Those are the words recently retired Bath, Maine, planning director Jim Upham used to describe what it’s like to plan in Bath.
Bath is just nine square miles in size, with a population a little under 9,000, bordering the Kennebec River.
As Upham explained to a group of about a dozen visiting planners, “the city as it is today was almost completely built out before the advent of the automobile … this is what makes it so compact and walkable.”
During his years as planning director (from 1996 till last September), Upham told us, there was relatively little new development in Bath. This allowed him to focus on planning, and not face the pressures of constant development review.
As Andrew Deci, who replaced Upham as planning director, added, “One of our job as planners here is what I’d call ‘nominal maintenance’ — keeping things from getting messed up.”

At the center of Bath is a compact, thriving downtown.
In walking up and down Front Street, one can’t help being impressed by the variety of retail establishments, and how well-maintained the storefronts are.
As Upham explained, there’s a bit of good luck behind this. It comes in the form of one family — the Morses — that owns about one-third of the buildings downtown.

Joshua Moore in a 2010 article in Down East Magazine (“City of Surprises”) focused on this. As Moore reported:
“In recent years, perhaps no one in Bath has been more central to the cultivation of the city’s unique economic mix than Jane Morse. Her family’s Sagadahock Real Estate Association owns eighteen downtown buildings, most of them on Front Street (the street includes thirty-one buildings total).”
As Moore describes, Jane Morse is able to “pick and choose tenants” to get a good mix for downtown, not unlike a shopping mall manager. Morse told Moore “I get tired of the homogenization of America … you can go anywhere and get the same thing. I just don’t like that vision of America.”
Upham’s shorthand for describing the city: “Bath is real.”
Coincidentally, just before arriving in Bath, participants at the Northern New England planning conference had listened to Ed McMahon’s keynote presentation. McMahon is a senior analyst at the Urban Land Institute. One of his central points: the importance of having a distinctive community identity. As McMahon noted, more and more people and businesses are seeing that “sameness is not a plus, it’s a minus” (see my full post about McMahon’s remarks).
Take a look at the short video we’ve inserted below, prepared by Main Street Bath — and notice what it focuses on.
So what are the ingredients that make Bath “real” and “distinctive”? In walking through downtown, and then visiting a few neighborhoods, a couple of things struck me:
— Obviously, the Bath Iron Works (BIW) shipyard is the most distinctive aspect of Bath — both visually and economically. I spoke about it last week. But it’s far from the only thing that makes Bath stand out.

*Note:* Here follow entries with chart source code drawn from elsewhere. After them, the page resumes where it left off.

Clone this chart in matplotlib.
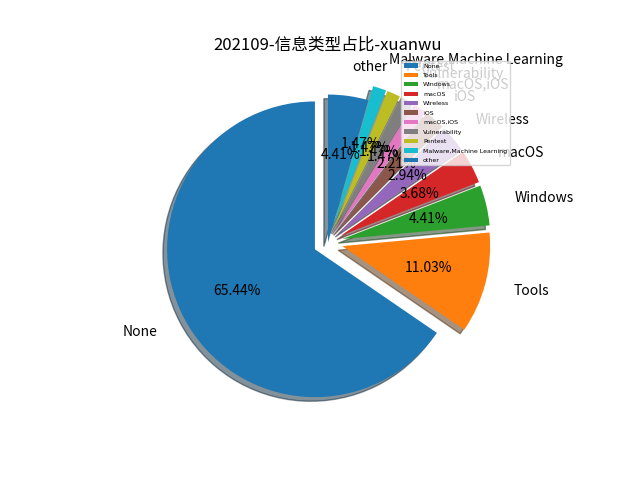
import matplotlib
matplotlib.use('Agg')
import matplotlib.pyplot as plt

plt.rcParams['font.family'] = ['Noto Sans CJK SC', 'DejaVu Sans']
plt.rcParams['axes.unicode_minus'] = False

# 信息类型统计 (2021-09)
labels = ['None', 'Tools', 'Windows', 'macOS', 'Wireless', 'iOS', 'macOS,iOS',
          'Vulnerability', 'Pentest', 'Malware,Machine Learning', 'other']
counts = [89, 15, 6, 5, 4, 3, 2, 2, 2, 2, 6]
explode = [0.1] * 10 + [0]

fig = plt.figure(figsize=(6.4, 4.8), dpi=100)
ax = fig.add_subplot(111)

ax.pie(counts, labels=labels, explode=explode, autopct='%1.2f%%',
       shadow=True, startangle=90, labeldistance=1.2)
ax.set_title('202109-信息类型占比-xuanwu')
ax.legend(loc='upper right', prop={'family': 'DejaVu Sans', 'size': 4.5},
          labelspacing=0.65, handlelength=2.3)

plt.savefig('out.png')
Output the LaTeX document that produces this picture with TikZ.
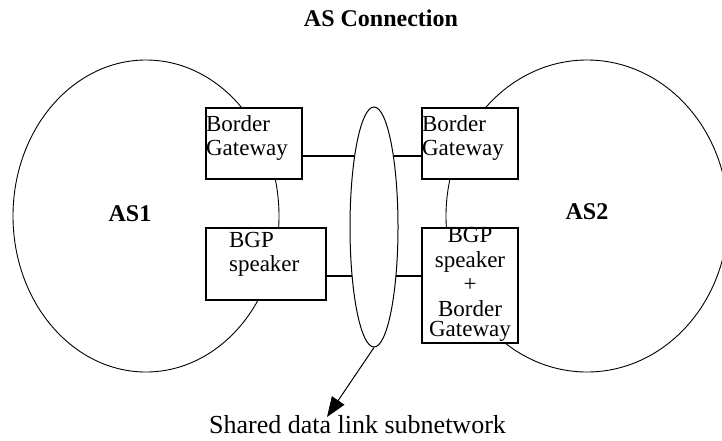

— The city cherishes and honors its history. From the panels and markers that dot the downtown, to the “City of Ships” paintings that line an archway through a Front Street building (more on this below).
— A waterfront along the Kennebec River the City has invested in, and made into a place that invites people of all ages to stroll or just hang out.
— Small urban features and details like the downtown archway smack in the middle of Front Street. Apparently also known locally as “the wind tunnel,” it’s a wonderful place to walk through (at least not on a windy day!).

— There’s an emphasis in Bath on what’s local. You see it not just in what Jane Morse has done, but in the fact that the downtown grocery is locally owned, and that the coffee shop you’ll find at the main downtown intersection is the Café Creme, not a — we’ll you probably know that national “coffee house” I have in mind (which, by the way, I’m glad to stop at if there’s not a good local alternative).


— There are churches for prayer, but also churches for the arts.
— There’s a wide range of housing. You’ll find magnificent houses close by much more affordable dwellings. For example, High Street is lined with houses like the one immediately below.
But turn the corner, and as you head down towards the shipyard, you’ll see neighborhood blocks like those in the next photo.
While having a range of housing options may not make Bath distinctive, without it, the city wouldn’t be the kind of “real” community Jim Upham described.